今回の大会期間中は、二人はいつも以上に電話で密に連絡を取り合った。
「練習は本当に良い。でも試合では・・・」先週のチェコ大会でも同様だった。国枝が目の前で優勝し、自分はベスト8という不甲斐ない結果に終わっている。国枝と組んだダブルスでも、相手にかき回され準優勝に終わっている。「ひょっとして試合をするのが怖いのか?」と丸山には不安が募り始めた。
「あまり複雑に考えず、シンプルを目指せ。それと、テニスは「戦い」でなく、「プレー」をするもので、全力でプレーをすれば恐れるものは何もないんだ。」と、丸山はいつになく強く斉田に言い伝えた。
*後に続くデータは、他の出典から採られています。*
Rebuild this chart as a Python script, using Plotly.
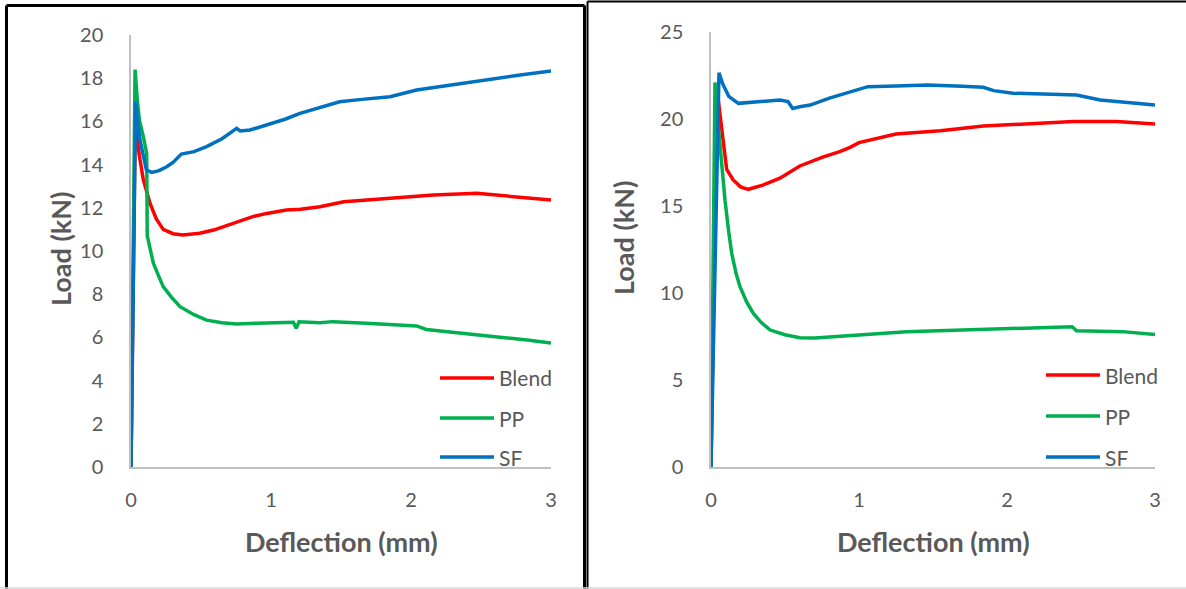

それに対し、斉田は「僕はチャレンジャーです。思いっきりやるだけです。」とはっきりとした口調で答えた。
長年一人で日本の期待を背負い、世界トップクラスのチャンピオンとしての誇りがある斉田だが、テニス界の系図の変化にも敏感だ。若手が次々と伸びてきており、同世代の元世界ナンバー1のデビット・ホールが引退する中で、彼が出した答えは、「もう一度チャレンジャーになる」ということであった。これは長年つきあってきた丸山も初めて聴いた言葉だった。
今年で現役を引退するA・アガシも一時はスランプのどん底に陥ったが、そこから「チャレンジャー」として大復活を遂げた。斉田は、ランキングこそまだNo.4と名実ともにトップ選手だが、気持ちは振り出しから再出発だと自分に言い聞かせていた。
「今大会で、悟司はテニスの醍醐味を人とは違う視点で見れたのではないかと感じている。」と、丸山コーチも斉田の更なる成長に改めて感心している。「おめでとう!心からおめでとう。」それ以上の言葉は必要なかった。
先週のチェコでの大会でも優勝し、世界ランキングこそ斉田を超え、遂にNo.2に浮上した国枝だが、先輩に対する深い尊敬と強い絆とは他に類をみない。苦いも甘いも知り尽くしている真の日本ナンバー1、斉田悟司の域に達するには、国枝でさえまだ長い道のりがある。そしてこの男、斉田には「限界」という言葉はまだまだ無縁なのだ。
二人は今大会でダブルスペアを組み、見事優勝を遂げている。
今週はウインブルドンでのダブルスに出場する。そこでも「最高の戦い」ではなく、「最高のプレー」を、一緒に世界の人々に披露してもらいたい。